— WHAT YOU HAVE TO DO —
Each line of the data that includes the string "this" is to be copied out.

— DATA FOR PROCESSING —
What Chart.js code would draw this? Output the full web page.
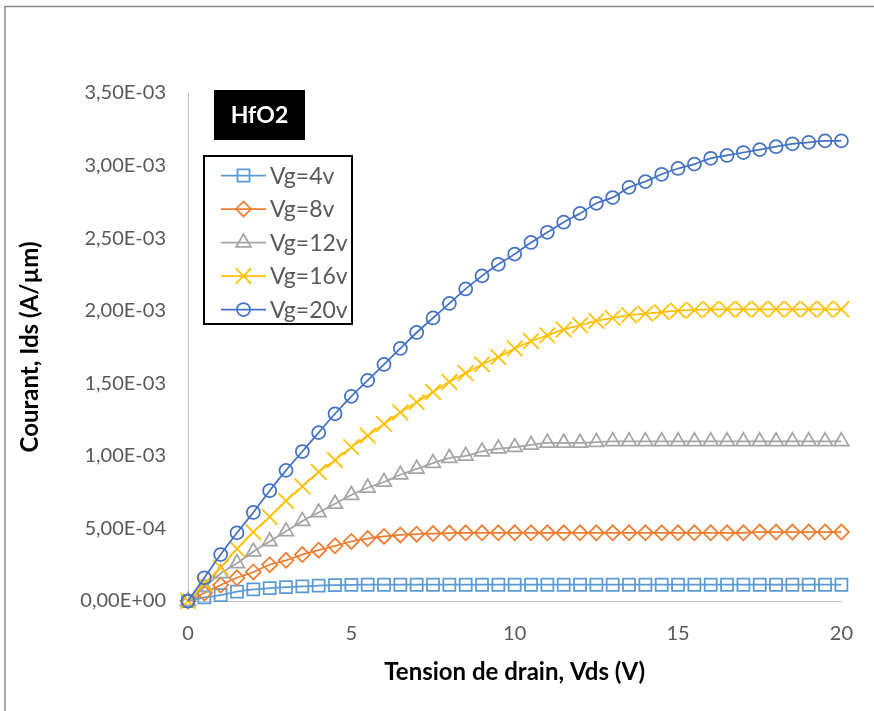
<!DOCTYPE html>
<html>
<head>
<meta charset="utf-8">
<title>HfO2 - Ids(Vds)</title>
<script src="https://cdn.jsdelivr.net/npm/chart.js@4.4.1/dist/chart.umd.min.js"></script>
<style>
    html, body { margin: 0; padding: 0; background: #fff; }
    #wrap { position: relative; width: 874px; height: 711px; }
</style>
</head>
<body>
<div id="wrap"><canvas id="ids-linechart" width="874" height="711"></canvas></div>
<script>
// Drain voltage (V)
const vds = [0, 0.5, 1, 1.5, 2, 2.5, 3, 3.5, 4, 4.5, 5, 5.5, 6, 6.5, 7, 7.5, 8, 8.5, 9, 9.5,
    10, 10.5, 11, 11.5, 12, 12.5, 13, 13.5, 14, 14.5, 15, 15.5, 16, 16.5, 17, 17.5, 18, 18.5, 19, 19.5, 20];

// Drain current (A/um), one array per gate voltage
const idsVg4 = [0, 2.5e-5, 4.0e-5, 6.4e-5, 8.0e-5, 8.8e-5, 9.5e-5, 1.0e-4, 1.06e-4, 1.09e-4, 1.11e-4,
    1.12e-4, 1.12e-4, 1.12e-4, 1.12e-4, 1.12e-4, 1.12e-4, 1.12e-4, 1.12e-4, 1.12e-4, 1.12e-4,
    1.12e-4, 1.12e-4, 1.12e-4, 1.12e-4, 1.12e-4, 1.12e-4, 1.12e-4, 1.12e-4, 1.12e-4, 1.12e-4,
    1.12e-4, 1.12e-4, 1.12e-4, 1.12e-4, 1.12e-4, 1.12e-4, 1.12e-4, 1.12e-4, 1.12e-4, 1.12e-4];
const idsVg8 = [0, 5.5e-5, 1.1e-4, 1.6e-4, 2.0e-4, 2.5e-4, 2.8e-4, 3.2e-4, 3.5e-4, 3.8e-4, 4.1e-4,
    4.3e-4, 4.45e-4, 4.55e-4, 4.6e-4, 4.65e-4, 4.68e-4, 4.7e-4, 4.7e-4, 4.7e-4, 4.7e-4,
    4.7e-4, 4.7e-4, 4.7e-4, 4.7e-4, 4.7e-4, 4.7e-4, 4.7e-4, 4.7e-4, 4.7e-4, 4.7e-4,
    4.7e-4, 4.7e-4, 4.7e-4, 4.7e-4, 4.75e-4, 4.75e-4, 4.75e-4, 4.75e-4, 4.75e-4, 4.75e-4];
const idsVg12 = [0, 9.5e-5, 1.9e-4, 2.6e-4, 3.4e-4, 4.1e-4, 4.8e-4, 5.5e-4, 6.1e-4, 6.7e-4, 7.3e-4,
    7.8e-4, 8.2e-4, 8.7e-4, 9.1e-4, 9.5e-4, 9.85e-4, 1.0e-3, 1.03e-3, 1.05e-3, 1.06e-3,
    1.075e-3, 1.09e-3, 1.09e-3, 1.09e-3, 1.095e-3, 1.1e-3, 1.1e-3, 1.1e-3, 1.1e-3, 1.1e-3,
    1.1e-3, 1.1e-3, 1.1e-3, 1.1e-3, 1.1e-3, 1.1e-3, 1.1e-3, 1.1e-3, 1.1e-3, 1.1e-3];
const idsVg16 = [0, 1.2e-4, 2.3e-4, 3.6e-4, 4.75e-4, 5.8e-4, 6.9e-4, 7.9e-4, 8.9e-4, 9.7e-4, 1.06e-3,
    1.14e-3, 1.22e-3, 1.30e-3, 1.37e-3, 1.44e-3, 1.51e-3, 1.57e-3, 1.63e-3, 1.68e-3, 1.74e-3,
    1.79e-3, 1.83e-3, 1.87e-3, 1.90e-3, 1.93e-3, 1.95e-3, 1.97e-3, 1.98e-3, 1.99e-3, 2.0e-3,
    2.005e-3, 2.01e-3, 2.01e-3, 2.01e-3, 2.01e-3, 2.01e-3, 2.01e-3, 2.01e-3, 2.01e-3, 2.01e-3];
const idsVg20 = [0, 1.6e-4, 3.2e-4, 4.7e-4, 6.1e-4, 7.6e-4, 9.0e-4, 1.03e-3, 1.16e-3, 1.29e-3, 1.41e-3,
    1.52e-3, 1.63e-3, 1.74e-3, 1.85e-3, 1.95e-3, 2.05e-3, 2.15e-3, 2.24e-3, 2.32e-3, 2.39e-3,
    2.47e-3, 2.54e-3, 2.61e-3, 2.67e-3, 2.74e-3, 2.78e-3, 2.85e-3, 2.89e-3, 2.94e-3, 2.98e-3,
    3.01e-3, 3.05e-3, 3.07e-3, 3.09e-3, 3.11e-3, 3.13e-3, 3.15e-3, 3.16e-3, 3.17e-3, 3.17e-3];

const seriesNames = ['Vg=4v', 'Vg=8v', 'Vg=12v', 'Vg=16v', 'Vg=20v'];
const seriesValues = [idsVg4, idsVg8, idsVg12, idsVg16, idsVg20];
const seriesColors = ['#5B9BD5', '#ED7D31', '#A5A5A5', '#FFC000', '#4472C4'];
const seriesMarkers = ['rect', 'rectRot', 'triangle', 'crossRot', 'circle'];
const markerSizes = [8.5, 7.5, 8.5, 11, 6.5];

const yTickMax = 0.0035;
const yTickStep = 0.0005;
const xTickMax = 20;
const xTickStep = 5;

// "3,50E-03" style labels, like the French Excel axis
function sciLabel(v) {
    const parts = Number(v).toExponential(2).split('e');
    const exp = parseInt(parts[1], 10);
    return parts[0].replace('.', ',') + 'E' + (exp < 0 ? '-' : '+') + String(Math.abs(exp)).padStart(2, '0');
}

// frame, HfO2 tag and the boxed legend
const decorPlugin = {
    id: 'decor',
    beforeDraw(chart) {
        const c = chart.ctx;
        c.save();
        c.strokeStyle = '#8c8c8c';
        c.lineWidth = 1.5;
        c.beginPath();
        c.moveTo(5, 711);
        c.lineTo(5, 6.5);
        c.lineTo(874, 6.5);
        c.stroke();
        c.restore();
    },
    afterDraw(chart) {
        const c = chart.ctx;
        c.save();
        // tag
        c.fillStyle = '#000';
        c.fillRect(214, 90, 91, 50);
        c.fillStyle = '#fff';
        c.font = 'bold 23px Lato';
        c.textAlign = 'center';
        c.textBaseline = 'middle';
        c.fillText('HfO2', 259.5, 116);

        // legend
        c.strokeStyle = '#000';
        c.lineWidth = 2;
        c.strokeRect(204, 156, 148, 168);
        chart.data.datasets.forEach(function(ds, i) {
            const y = 175.5 + i * 33.5;
            c.strokeStyle = ds.borderColor;
            c.lineWidth = ds.borderWidth;
            c.beginPath();
            c.moveTo(221, y);
            c.lineTo(266, y);
            c.stroke();
            c.fillStyle = 'rgba(0,0,0,0)';
            c.lineWidth = ds.pointBorderWidth;
            Chart.helpers.drawPoint(c, {
                pointStyle: ds.pointStyle,
                radius: ds.pointRadius,
                borderWidth: ds.pointBorderWidth,
                rotation: 0
            }, 243.5, y);
            c.fillStyle = '#595959';
            c.font = '23px Lato';
            c.textAlign = 'left';
            c.textBaseline = 'middle';
            c.fillText(ds.label, 270, y + 1);
        });
        c.restore();
    }
};

document.addEventListener('DOMContentLoaded', function() {
    Chart.defaults.font.family = 'Lato';
    Chart.defaults.color = '#595959';

    const datasets = seriesNames.map(function(name, i) {
        return {
            label: name,
            data: vds.map(function(x, k) { return { x: x, y: seriesValues[i][k] }; }),
            borderColor: seriesColors[i],
            backgroundColor: 'rgba(0,0,0,0)',
            borderWidth: 1.75,
            pointStyle: seriesMarkers[i],
            pointRadius: markerSizes[i],
            pointBorderWidth: 1.75,
            pointBorderColor: seriesColors[i],
            pointBackgroundColor: 'rgba(0,0,0,0)',
            cubicInterpolationMode: 'monotone',
            fill: false,
            clip: false,
            order: seriesNames.length - i
        };
    });

    const idsCtx = document.getElementById('ids-linechart').getContext('2d');
    new Chart(idsCtx, {
        type: 'line',
        data: { datasets: datasets },
        options: {
            responsive: false,
            animation: false,
            events: [],
            layout: { padding: { left: 0, top: 93, right: 28, bottom: 0 } },
            plugins: {
                legend: { display: false },
                tooltip: { enabled: false }
            },
            scales: {
                x: {
                    type: 'linear',
                    min: 0,
                    max: xTickMax,
                    ticks: { stepSize: xTickStep, padding: 21, font: { size: 20 }, color: '#595959', maxRotation: 0 },
                    grid: { display: false, drawTicks: false },
                    border: { display: true, color: '#c4c4c4', width: 1 },
                    title: {
                        display: true,
                        text: 'Tension de drain, Vds (V)',
                        color: '#000',
                        font: { size: 24, weight: 'bold' },
                        padding: { top: 0, bottom: 24 }
                    },
                    afterFit: function(scale) { scale.height = 110; }
                },
                y: {
                    type: 'linear',
                    min: 0,
                    max: yTickMax,
                    ticks: { stepSize: yTickStep, padding: 22, font: { size: 20 }, color: '#595959', callback: sciLabel },
                    grid: { display: false, drawTicks: false },
                    border: { display: true, color: '#c4c4c4', width: 1 },
                    title: {
                        display: true,
                        text: 'Courant, Ids (A/µm)',
                        color: '#000',
                        font: { size: 24, weight: 'bold' },
                        padding: { top: 16, bottom: 0 }
                    },
                    afterFit: function(scale) { scale.width = 188; }
                }
            }
        },
        plugins: [decorPlugin]
    });
});
</script>
</body>
</html>
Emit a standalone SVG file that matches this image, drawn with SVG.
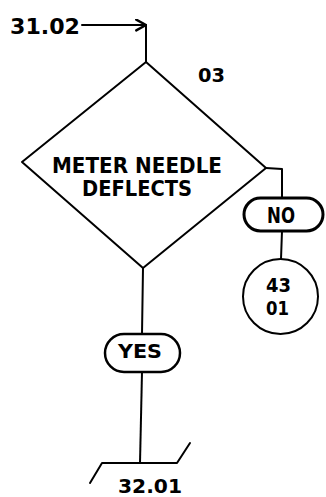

— FINISHED EXERCISE —
What Chart.js code would draw this? Output the full web page.
Emit a standalone SVG file that matches this image, drawn with SVG.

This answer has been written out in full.